This time last week, Jameel Rush was still rewriting. Temple administrators had asked if he'd salt his graduation speech with a few autobiographical details. He struggled with their request.
Sometime's it's hard to recognize that you, yourself, are the story. But what a story.
I couldn't help but imagine my own version of Rush's speech, which he is to deliver today:
Dear fellow graduates:
Since I was 13 I've lived four doors down from Temple University, but that was a greater distance than it looks.
Home was the Norris homes. It's mom, dad, sister, brother and me. I'm the first of the lot to graduate from college.
My mom's here today. It's her 50th birthday. She's a social worker. That's her crying with my dad. He's a cook at Dave & Buster's. I'm hoping some more relatives have been able to get the time off to make the short trip. Two aunts work in Temple's financial aid office. Two more are secretaries. An uncle works in maintenance. I ordered 30 tickets.
In my family we're not afraid of work. I've held down two part-time jobs in addition to carrying a full load at Temple. I'm graduating with a 3.33 average, a degree in human resources, and a job at Aramark in the wings.
Before I go, though, a little suggestion for the next orientation. Stop telling students taking the Regional Rail not to use the stairs on the Norris Street side because that's "the bad side."
That's my side. It's not so bad.
Dad - Clarence Rush, 57, opens the front door and calls quietly for Jameel. The house is small and clean. Fish in the living room tank. Toys in a box for sister Anisha's son, Amir.
We're just starting to discuss the view - they live across from a university parking lot, and that's a vast improvement over the trash-collecting field that used to be there - when younger brother Maurice, a Temple freshman, knocks on the door.
Jameel searches his brother's face through the window.
"He doesn't look happy. Looks like a bad final in accounting."
Maurice walks in, marching his portfolio straight to his father.
He's earned a 97, points off for some stylistic flubs in the table of contents. "I got lazy," Maurice teases.
Clarence, a Vietnam vet, tells how he fought for his sons to go to college. "We had recruiters coming around here, knocking on the door, and I said, 'No, no no!' I already spend my life worrying about my sons. I can't go to sleep at night till they're in the door. I ask them if they've eaten, if they're all right. I worry every night. I don't know if they know that. And they're good kids."

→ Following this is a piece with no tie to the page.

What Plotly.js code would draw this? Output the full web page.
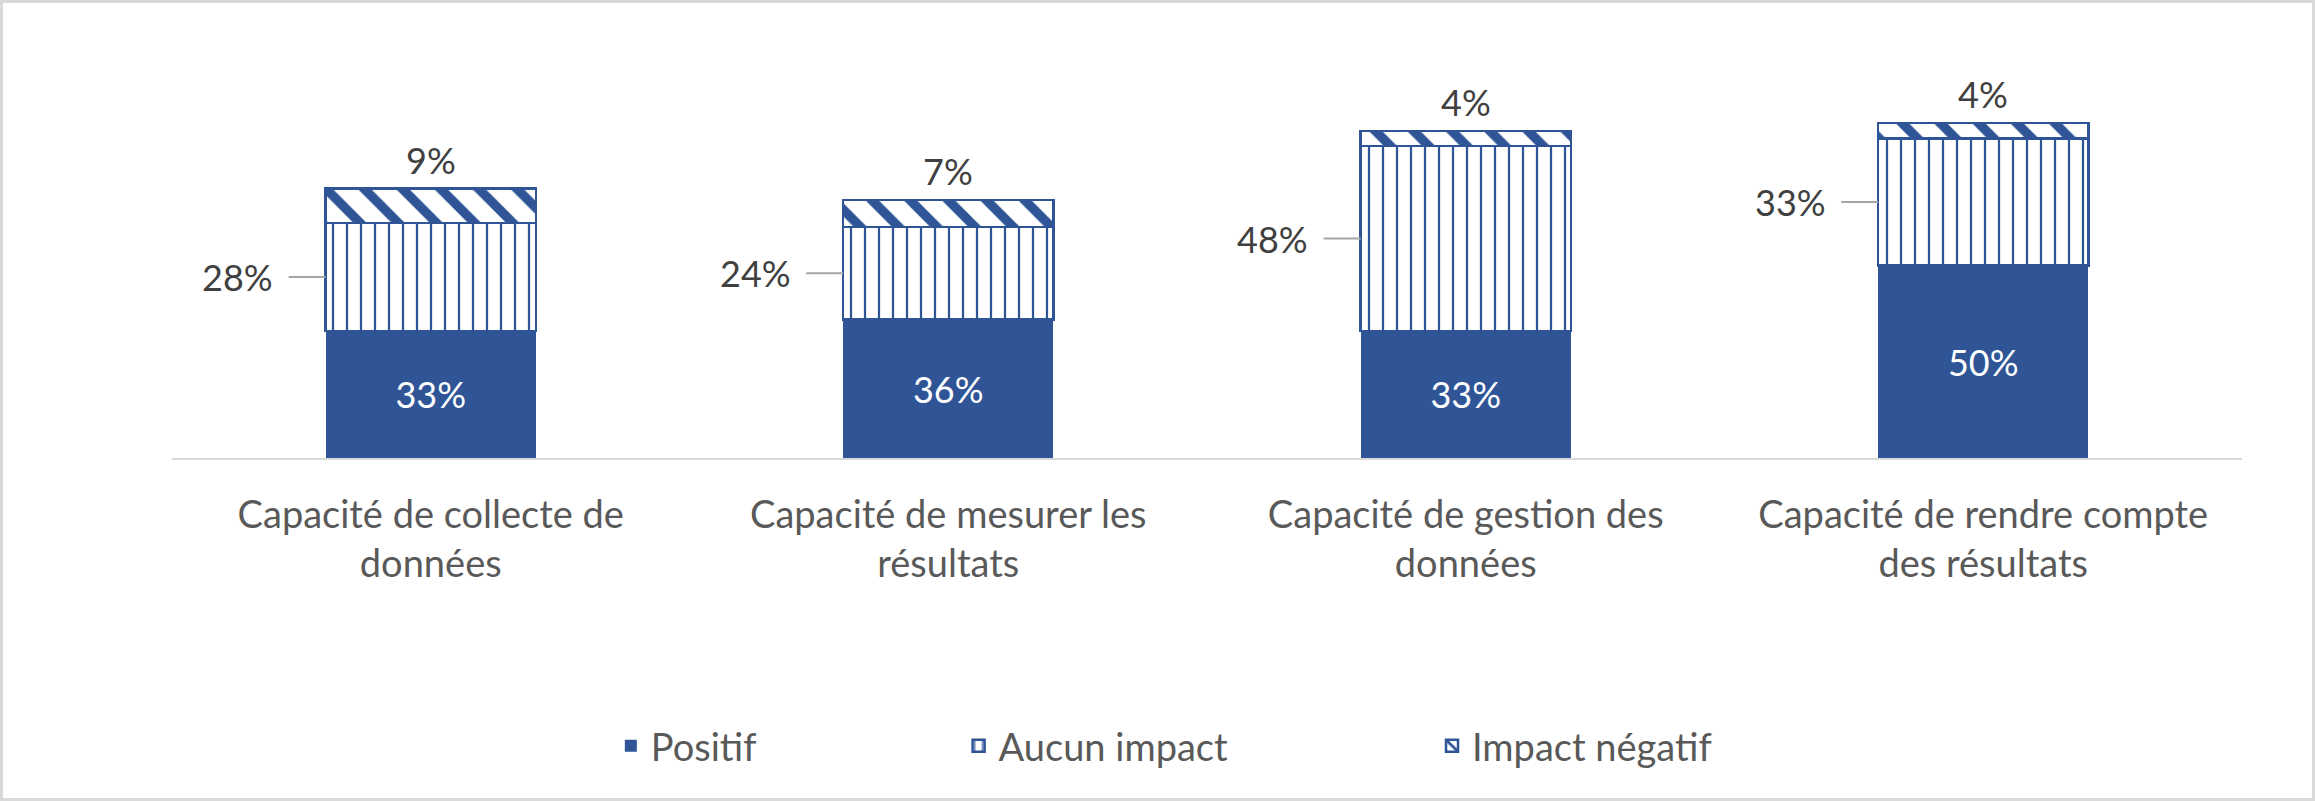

Jameel listens, eyes on his father. He waits for the man to finish before continuing with his own story.
It was Miss Ross from Wanamaker Middle School who gave him the first push. He wrote a paper for her - he can't remember the subject - and she threw it back for revision. "I went home complaining to my mom, 'My paper is as good as anybody else's.' " His mother made him rewrite it.
Miss Ross encouraged him to apply to Central High School, one of the city's top academic magnets. There, he says, he got used to not being one of the smartest in his class.
At Temple, too. But few were going to outwork him. He bused dishes at a catering hall, worked at a car wash, interned for the city Personnel Department while running the college's human resources organization and presiding over the Greater Exodus Baptist Church youth choir.
Since November, he's known he'd be working for Aramark's human resources department, starting at a higher salary than either parent makes.
He hopes to save enough to buy a house - keep his folks from having to pay any more rent.
David Zitarelli, a math professor at Temple, said his committee selected Rush to speak because of the way he extolled hard work when celebrating Temple founder Russell Conwell's ideal of educating the community, of finding the diamonds in the rough.
Jameel Rush being a shining example.